On Thursday 24 January 2008 20:36, Robert Hailey wrote:
> 
> On Jan 24, 2008, at 2:00 PM, Matthew Toseland wrote:
> 
> >> Well, in this case it was a reliable indication that one of our peers
> >> maybe being overloaded (or defunct); and supposing that this node
> >> appears consistently bad to all it's peers, then as a whole the
> >> network does route around this node, but at one-extra-peer radius (it
> >> does so because my node is rejecting requests in his favor).
> >
> > Definition of median: line up all the numbers in order and pick the  
> > middle
> > one. One very high or very low value therefore has no or marginal  
> > influence
> > on a median, if the others are unchanged.
> >
> > So if one of your peers is severely overloaded, that should have no  
> > effect
> > whatsoever on your pInstantReject.
> 
> Unless, I suppose, there was an instant when it was the only not- 
> backed-off peer; then it would average in real quick.
> 
> More plausible since (1) these slow peers show up as NOT backed off,  
> and (2) being in this situation makes your peers backoff from you (is  
> a request reject more likely then?).

That is certainly possible...

What's the fix?
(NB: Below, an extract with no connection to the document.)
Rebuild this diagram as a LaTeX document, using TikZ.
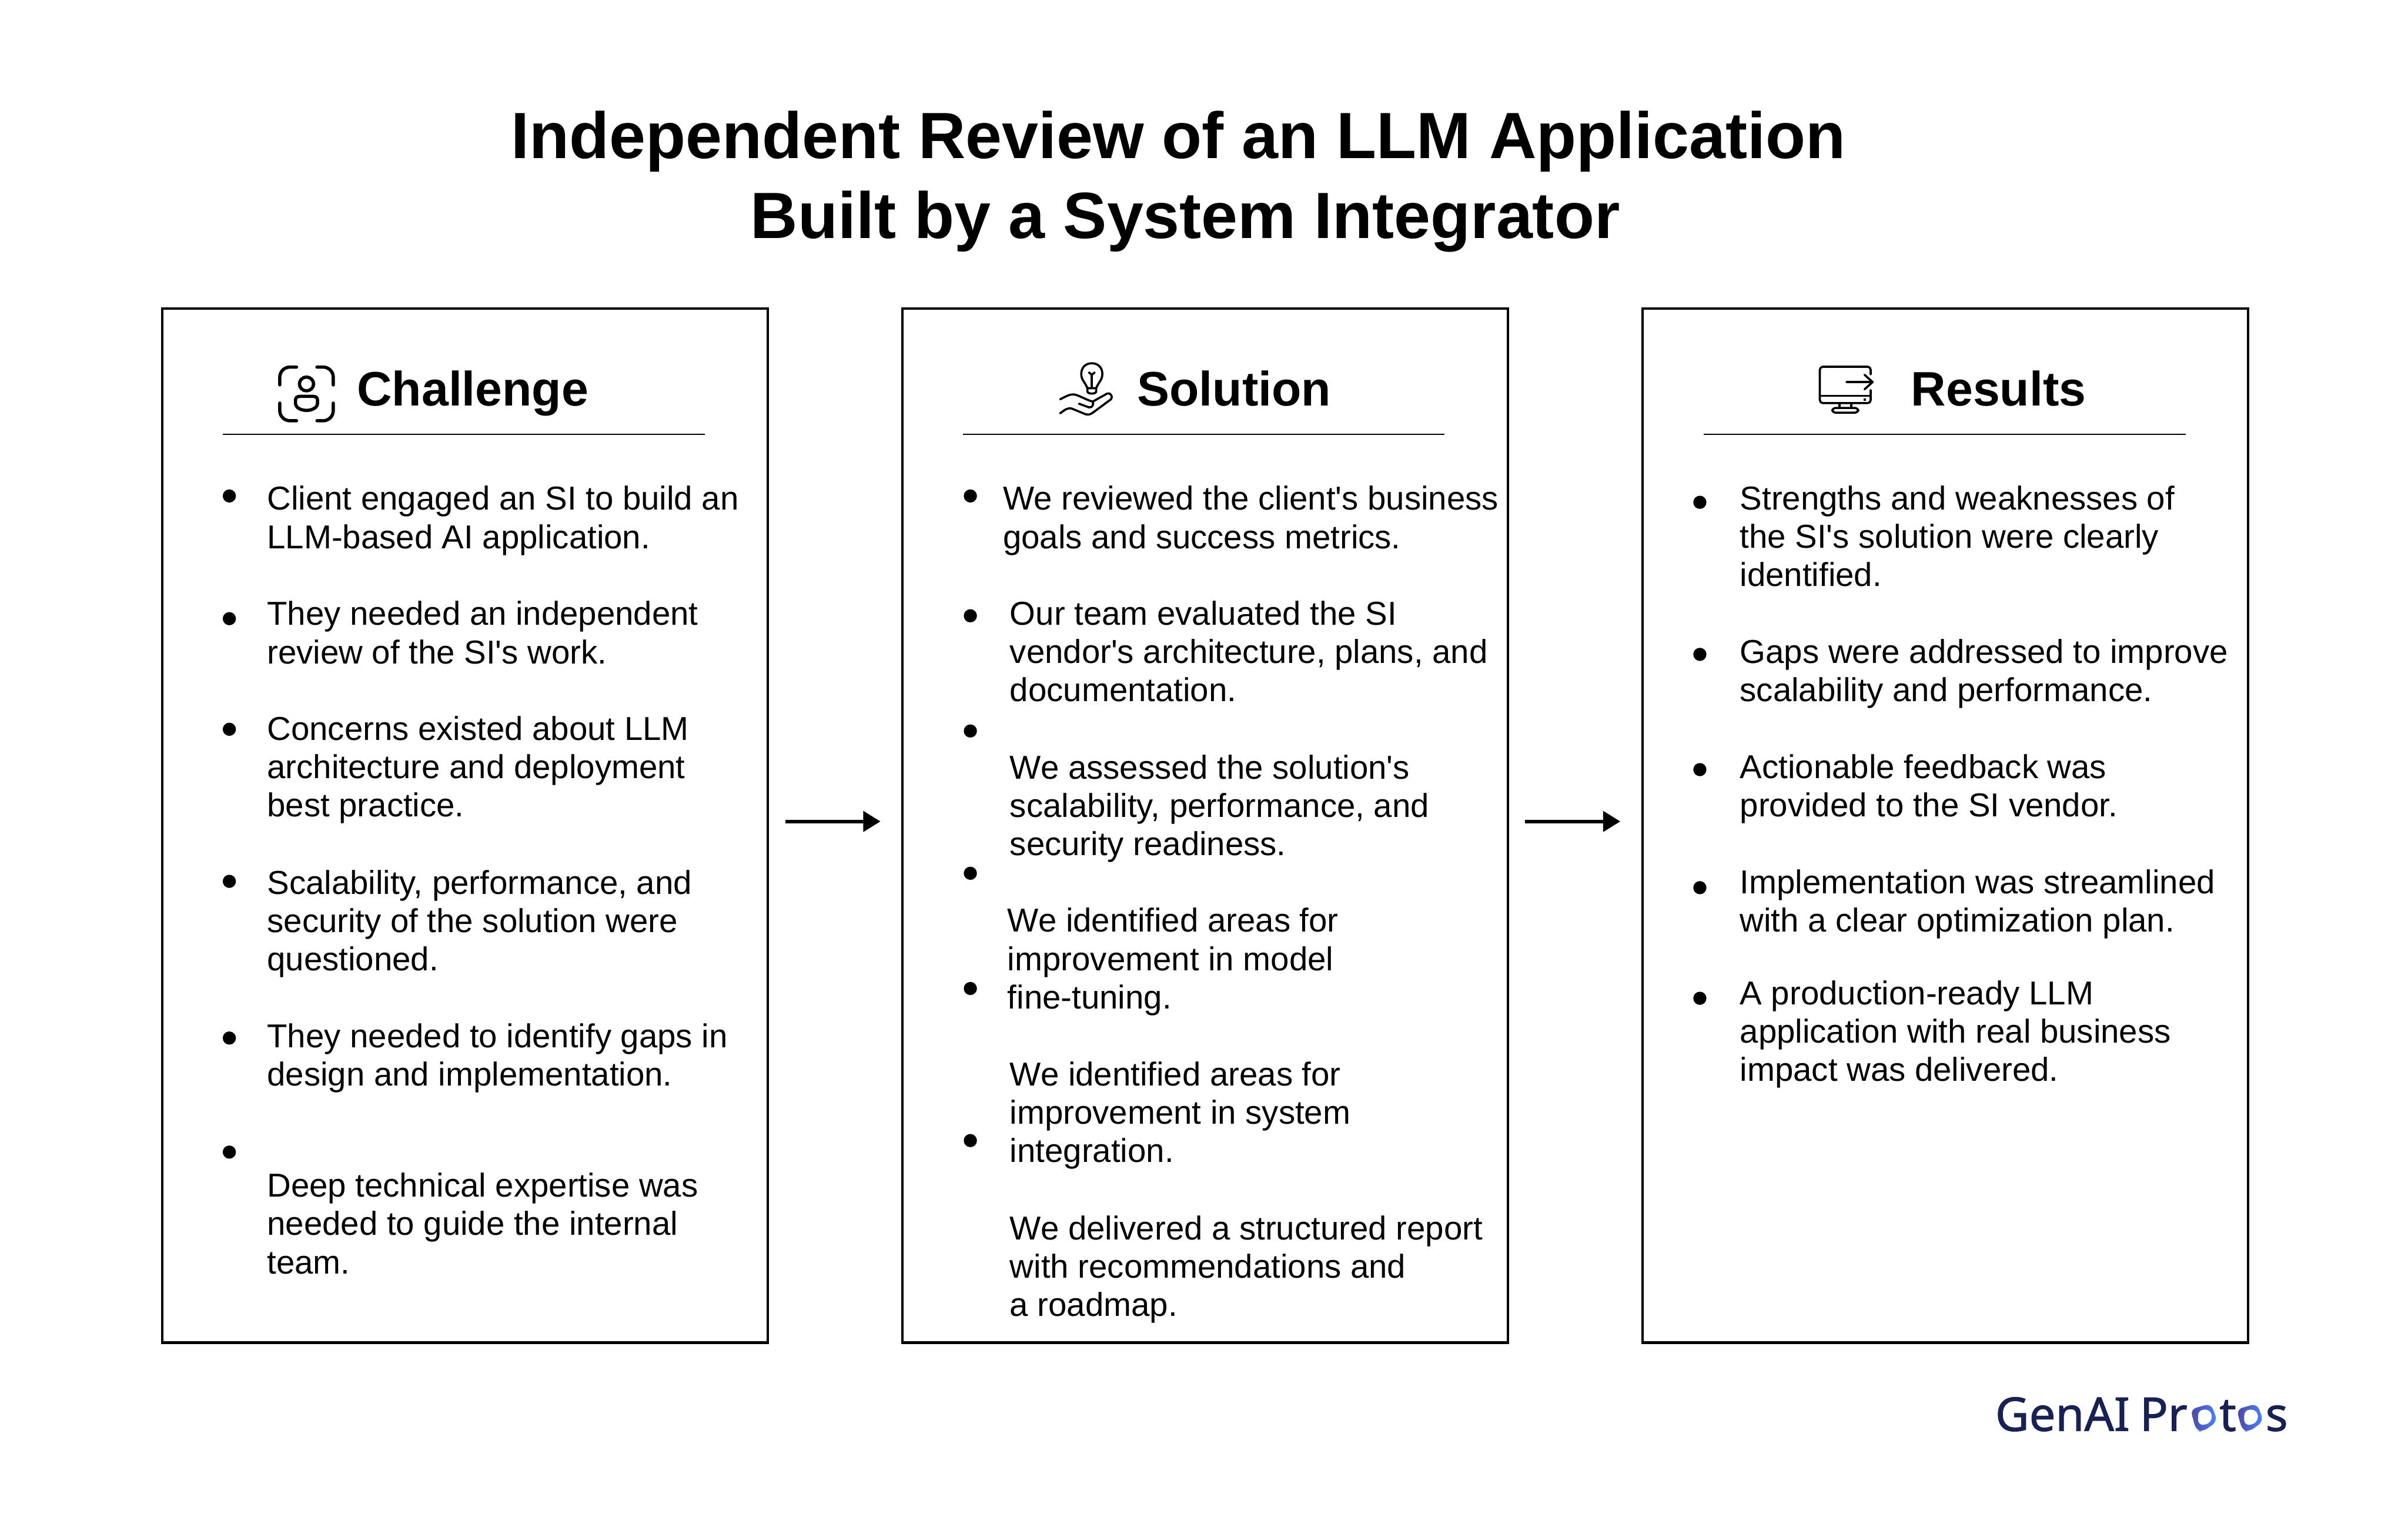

Take out the temporal averaging? Or only apply it if the 
number of peers is over a certain number?

I don't like dropping the mechanism completely, historically ping time has 
proven to be a good general load indicator (for example it tends to go way 
high if there is a major CPU problem, because the threads involved are 
starved of CPU and therefore get longer ping times).